I continue to write for Food 52 every week, which gives me an opportunity to explore, you know, whatever the heck I might be interested in that week or that month, which is good, and some of it what I do is gluten free on there and some of it is not. There's often chocolate. There's often seasonal things. I would love to do a kind of follow up book to this and explore some of the other flours that we did not work with and move more into the savory side of baking, which we did not do too much in this original book, and I'm doing a lot of projects. Some of which have to do with creating new product creation and consulting and that sort of thing.

So I know my listeners are going to want to get a copy of your book, or are going to be interested or know somebody who's going to want to get a copy. How can my listeners get a copy of your book? Alice, what is the best way to do that?

All the usual ways. Independent bookstores or online from the usual sources.

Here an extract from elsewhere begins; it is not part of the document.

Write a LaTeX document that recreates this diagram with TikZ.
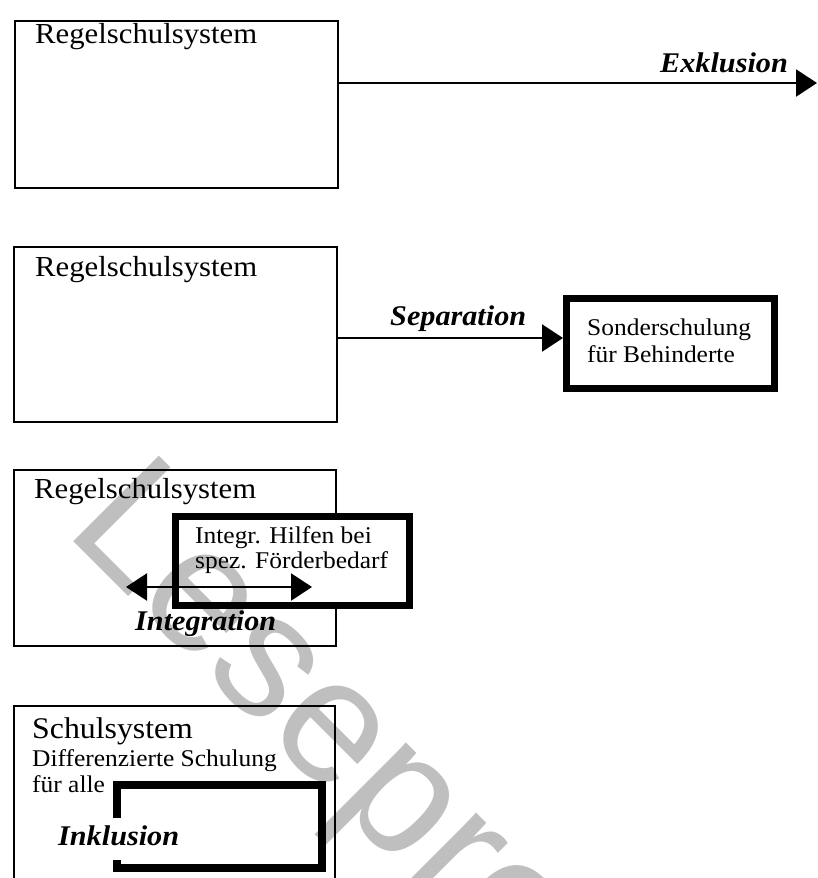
\documentclass[tikz,border=0pt]{standalone}
\usepackage{fontspec}
\setmainfont{Liberation Serif}[FakeStretch=1.06]
\newfontfamily\wmfont{Liberation Sans}
\usetikzlibrary{arrows.meta}
\definecolor{wmgray}{HTML}{BFBFBF}
\begin{document}
\begin{tikzpicture}[x=1pt,y=-1pt,
  sysbox/.style={draw, line width=2.4pt, inner sep=0pt},
  heavybox/.style={draw, line width=7pt, fill=white, inner sep=0pt},
  heavyline/.style={line width=7.5pt},
  flow/.style={line width=2.4pt, -{Triangle[length=21pt,width=27pt]}},
  twoway/.style={line width=2.4pt, {Triangle[length=21pt,width=27pt]}-{Triangle[length=21pt,width=27pt]}},
  txt/.style={anchor=base west, inner sep=0pt, font=\fontsize{29}{34}\selectfont},
  bigtxt/.style={anchor=base west, inner sep=0pt, font=\fontsize{30}{35}\selectfont},
  subtext/.style={anchor=base west, inner sep=0pt, font=\fontsize{24}{28}\selectfont},
  lbl/.style={anchor=base west, inner sep=0pt, font=\fontsize{28.5}{34}\selectfont\bfseries\itshape},
  wmark/.style={anchor=base west, inner sep=0pt, rotate=-45, text=wmgray,
    font=\wmfont\fontsize{176}{176}\selectfont},
]
\useasboundingbox (0,0) rectangle (817,878);
\clip (0,0) rectangle (817,878);

% --- Exklusion ---
\node[sysbox, minimum width=323pt, minimum height=167pt] (b1) at (176.5,104.5) {};
\node[txt] (t1) at (35,43) {Regelschulsystem};
\coordinate (ex) at (817,83);
\draw[flow] (b1.east |- ex) -- (ex);
\node[lbl] (l1) at (660,72) {Exklusion};

% --- Separation ---
\node[sysbox, minimum width=323pt, minimum height=175pt] (b2) at (175.5,334.5) {};
\node[txt] (t2) at (35,276) {Regelschulsystem};
\node[heavybox, minimum width=208pt, minimum height=90pt] (sb) at (670.5,343.5) {};
\node[subtext] (s1) at (587,335) {Sonderschulung};
\node[subtext] (s2) at (587,362) {für Behinderte};
\coordinate (sp) at (0,338);
\draw[flow] (b2.east |- sp) -- (sb.west |- sp);
\node[lbl] (l2) at (390,325) {Separation};

% --- Integration ---
\node[sysbox, minimum width=322pt, minimum height=176pt] (b3) at (175,558) {};
\node[txt] (t3) at (34,498) {Regelschulsystem};
\node[heavybox, minimum width=234pt, minimum height=89pt] (ib) at (292.5,561) {};
\node[subtext] (i1) at (195,543) {Integr. Hilfen bei};
\node[subtext] (i2) at (195,568) {spez. Förderbedarf};
\coordinate (il) at (126,587);
\coordinate (ir) at (312,587);
\draw[twoway] (il) -- (ir);
\node[lbl] (l3) at (135,630) {Integration};

% --- Inklusion ---
\node[sysbox, minimum width=321pt, minimum height=260pt] (b4) at (174.5,836) {};
\node[bigtxt] (t4) at (32,738) {Schulsystem};
\node[subtext] (d1) at (32,766) {Differenzierte Schulung};
\node[subtext] (d2) at (32,792) {für alle};
\draw[heavyline] (117,818) -- (117,785) -- (322,785) -- (322,868) -- (117,868) -- (117,860);
\node[lbl] (l4) at (58,845) {Inklusion};

% --- overlay lettering ---
\begin{scope}[blend mode=multiply]
\node[wmark] (wm) at (63,531) {Leseprobe};
\end{scope}
\end{tikzpicture}
\end{document}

Awesome, and I will definitely put some links in the show notes so our listeners are interested in. Just a couple wrap up questions. So what is your ask of the audience? Alice, what would you like my audience to--if they should get a copy of your, of your book.

You can follow me on twitter. You can follow me on Instagram. Enjoy your food, enjoy baking, use a scale. Good advice for those of you who like to create new recipes is start from a tried and true recipe and start your alterations from there. If you are someone who is easily frustrated, doesn't like to experiment too much, don't take a weak recipe and try to turn it into gluten free. That's like trying to turn a cat into a dog. Yeah, so make life easier. Start with a recipe that you know works and that you like, and then make changes that might make you like it better. One change at a time.

And then what is your website that people could come and visit you online?

Alicemedrich.com A L I C E M E D R I C H

Dot com. All one word.

So fans definitely check out Alice online. Pick up a copy of her Gluten Free Flavor Flours book. It's amazing. Alice, I really, really enjoyed talking with you today. I've learned so much from this interview. Thank you so much.